Personality politics and the internecine conflicts within the Formula 1 world are the stuff and nonsense of the Netflix hit, Drive to Survive. The series has boosted the popularity of the sport in a way that no-one could have envisaged.

But top-flight motor racing has been ripping itself to sheds since long before the 2018 season when Guenther Steiner expanded the vocabulary of the television audience.

A decade before there was a scandal like no-other. This is documented in the BBC World Service Podcast “Sport’s strangest crimes: Spygate”.

Written and presented by F1 journalist Sara Holt as a foil to celebrity DJ and superfan Pete Tong, who adds passion and incredulity. In parts, it’s like two friends chatting in a pub. “You won’t believe what happened next”. It’s not quite up there on that side of things with the UK’s biggest motoring podcast Smith and Sniff, but you do feel as though you are listening to friends.

Tong’s racy delivery suits the sensation of the story, with a well-crafted pause in the pace as he pits for status updates from Holt who fills in the bigger picture.

It would be a mistake to spoil the narrative with too many details. A riveting romp through relationships between rival drivers battling harder within the team than against others. The team principals struggle keep a lid on what’s going on day to day against the backdrop of the most incredible intrigue and espionage.

This is a case of spying which is hard to believe. All F1 teams study their rivals cars in detail. In his autobiography Adrian Newey, the genius Red Bull designer and architect of the Aston Martin Valkyrie, explains it’s not about what is in the rules. It’s what is not in the rules. If an engineer has found a legal loophole it won’t take long before it is either promulgated throughout the paddock, or declared illegal and the instigator grassed up to the authorities.

But that was nothing to the level of black ops which was unmasked between the two top teams of the 2007 championship.

This was Lewis Hamilton’s first season in F1, paired with three-time world champion Ferdinand Alonso. But far from following in the wheel tracks of the master the young Brit took the lead at the first corner and didn’t let up all season.

Holt and Tong detail the races, and the players. In particular they look at McLaren team principal Ron Dennis and Ferrari’s sporting then director Stefano Domenicali. The main protagonists are engineers: Nigel Stepney Mike Coughlan. The story of how they changed the course of Formula 1 is told through narration, reporting of meetings and interviews with those there at the time including the journalists Maurice Hamilton and Andrew Benson. There are contributions from  F1 technical director Mike Gascoyne, and Luca Colajanni who was the press chief at Ferrari during the scandal.

In a similar model to Drive to Survive the podcast uses the races as a way to cement the timeline and hangs the happenings off-track around them. In doing so it evokes the glamour of a time in F1 before spending caps, in a time when the sport was awash with tobacco money. Crazy parties and a feeling that nothing succeeds like excess.

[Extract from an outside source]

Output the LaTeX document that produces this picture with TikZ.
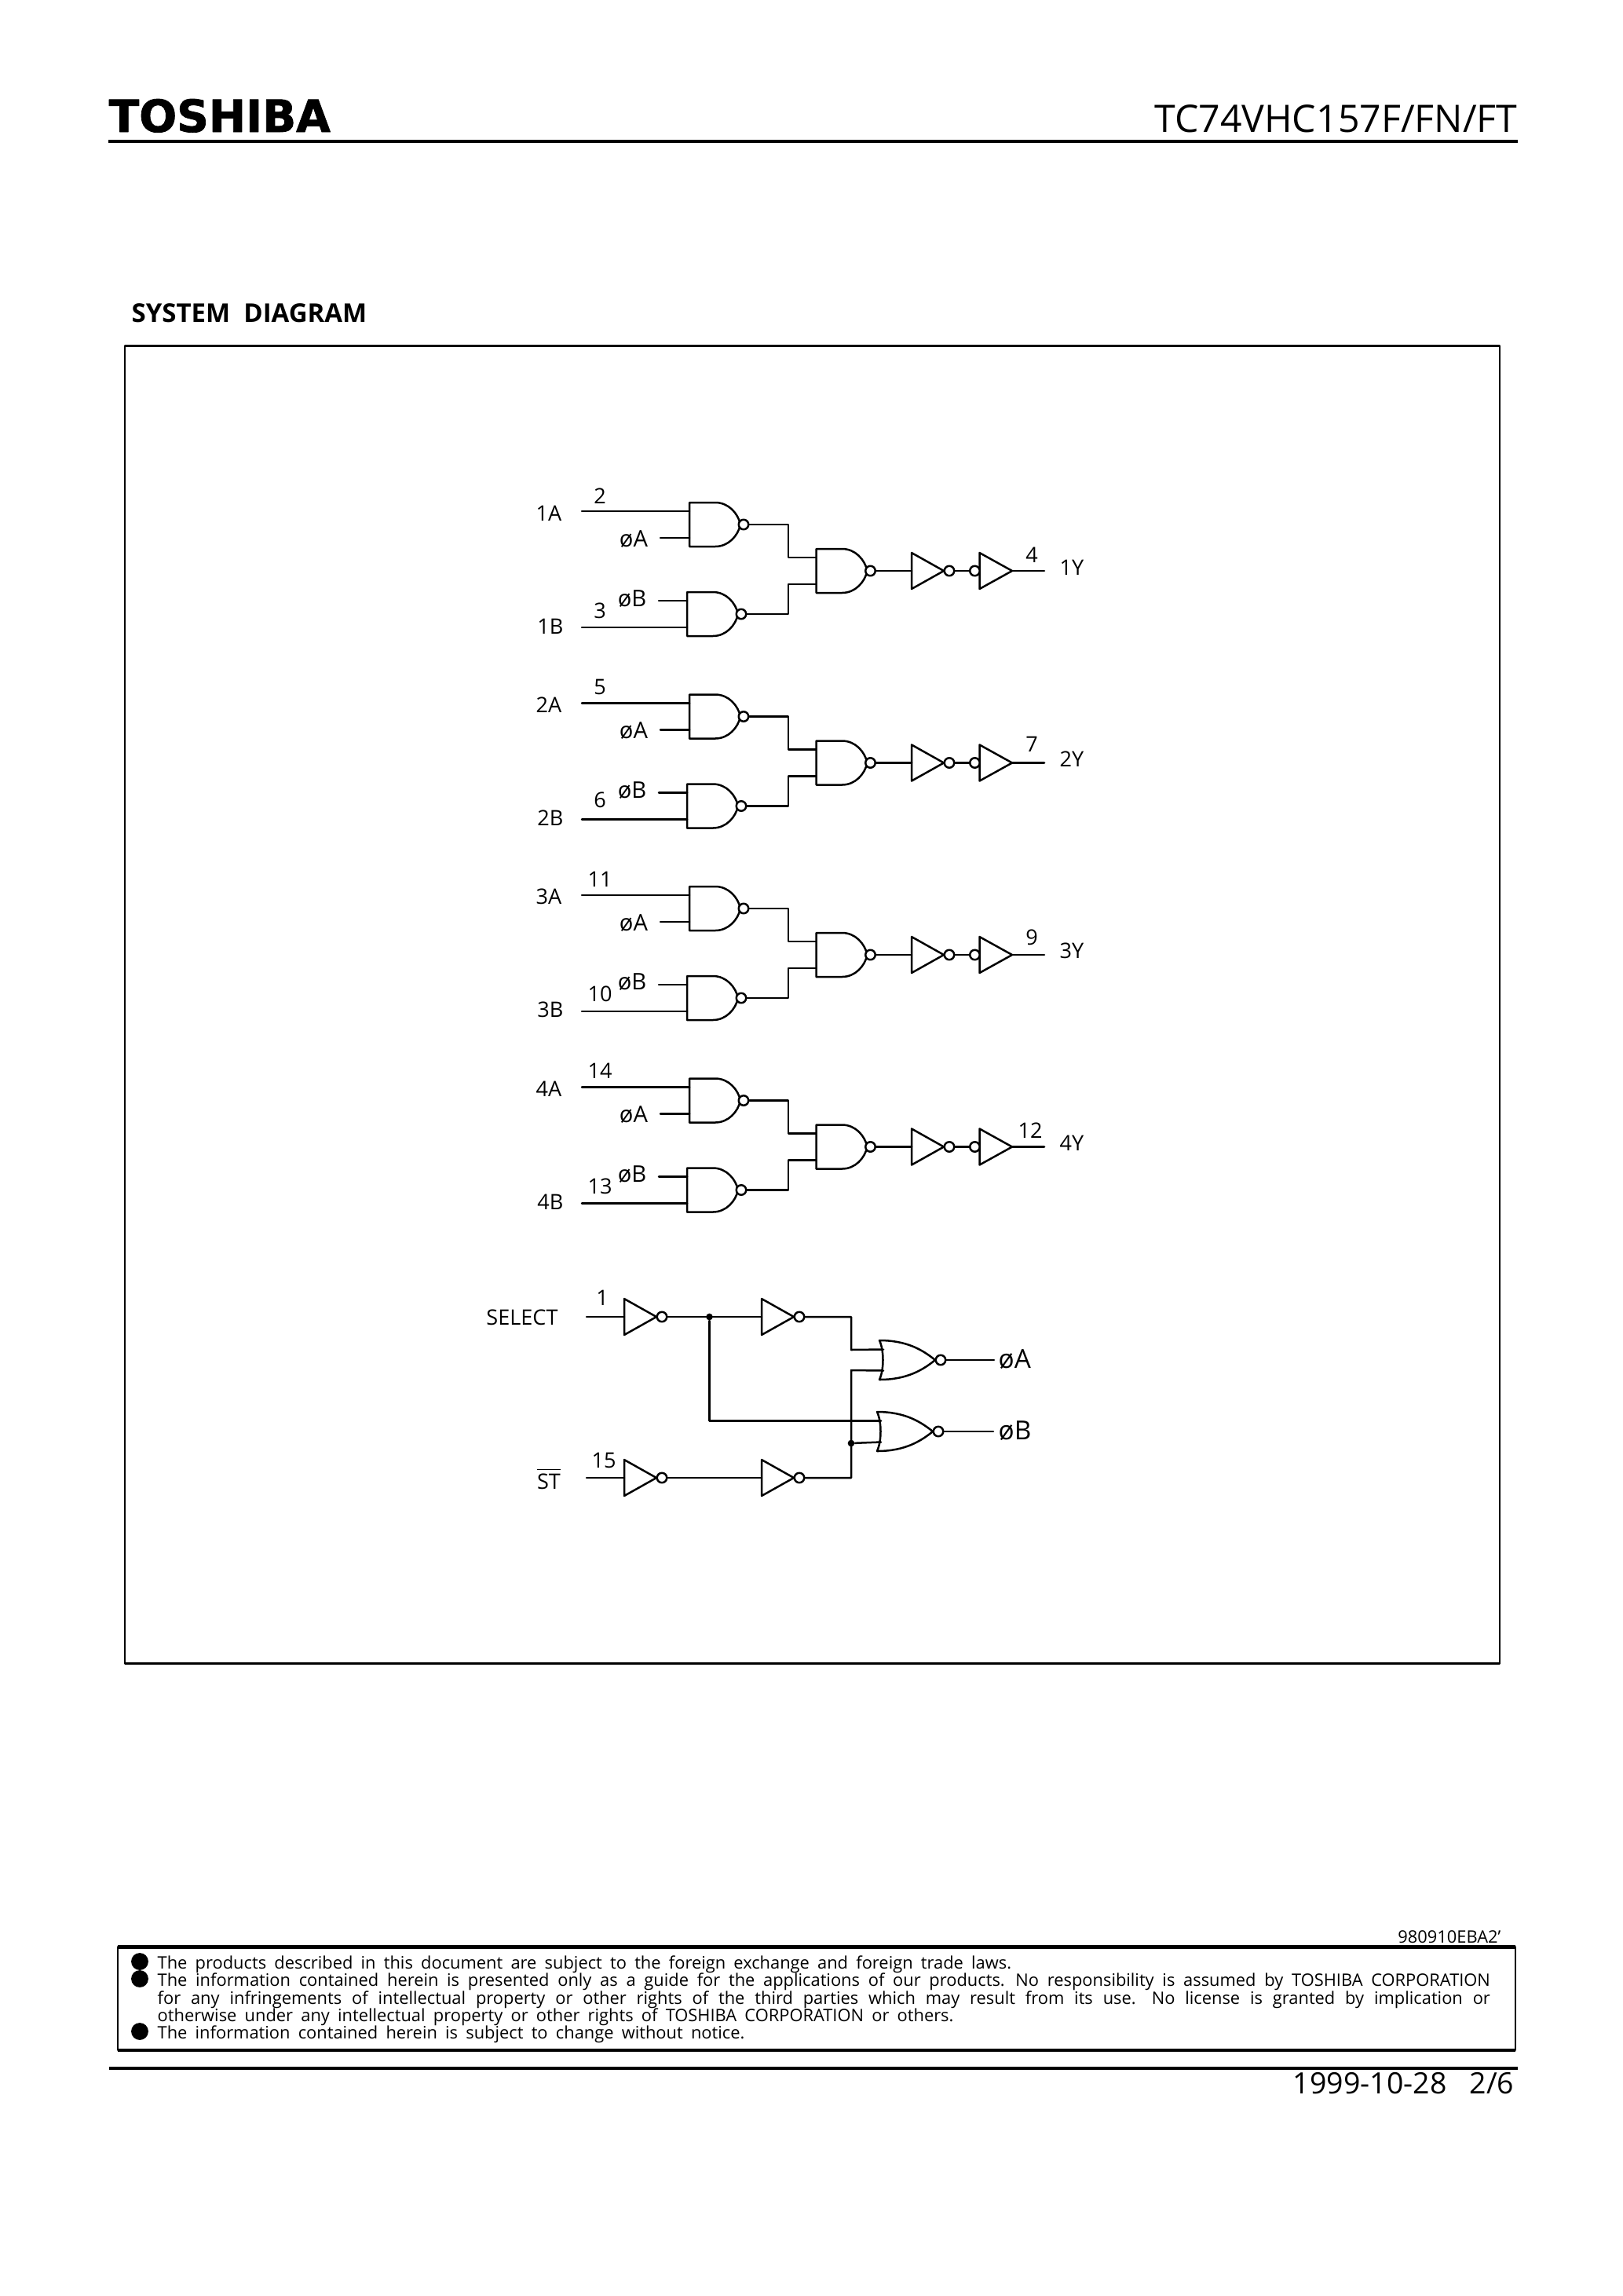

One of the things the podcast captures so effectively is the magnitude of the personalities. In particular F1 CEO Bernie Ecclestone and President Max Mosley. A man who was no stranger to scandal after a UK newspaper revealed his love of orgies and kinky sex parties.

The FIA, Formula 1’s governing body may be based in Paris, and the industry international but there is something very British establishment about the way it conducts its business. Indeed one of the episodes is entitled “The Iron Fist In The Velvet Glove”. The tough, brutish British boardroom battles between Bernie, Max and Ron. All told in an excitable tone by Pete Tong.

This podcast is, as the title says, an examination of the Spygate incident but by necessity it encapsulates the wider nature of the sport. Winning is everything. Just don’t get caught. And you have to wonder if there have been other breaches of the rules, perhaps more extreme, where the perpetrators have got away with it.

Not that F1 cleaned up its act after the 2007 Spygate. In 2008 there was Crashgate, which saw Renault team boss  Flavio Briatore banned from all Formula One events for instructing Nelson Piquet Jr. to deliberately crash in the 2008 Singapore Grand Prix, causing a safety car incident and allowing Fernando Alonso to pit at an optimum time and go on to win the race. The Briatore ban was lifted on appeal but the shock of the incident has put Spygate in the shade, which it should not have done, particularly since Alonso would not have been in a Renault that year were it not for what went on in photocopy shop in sleepy Surrey more than a year before.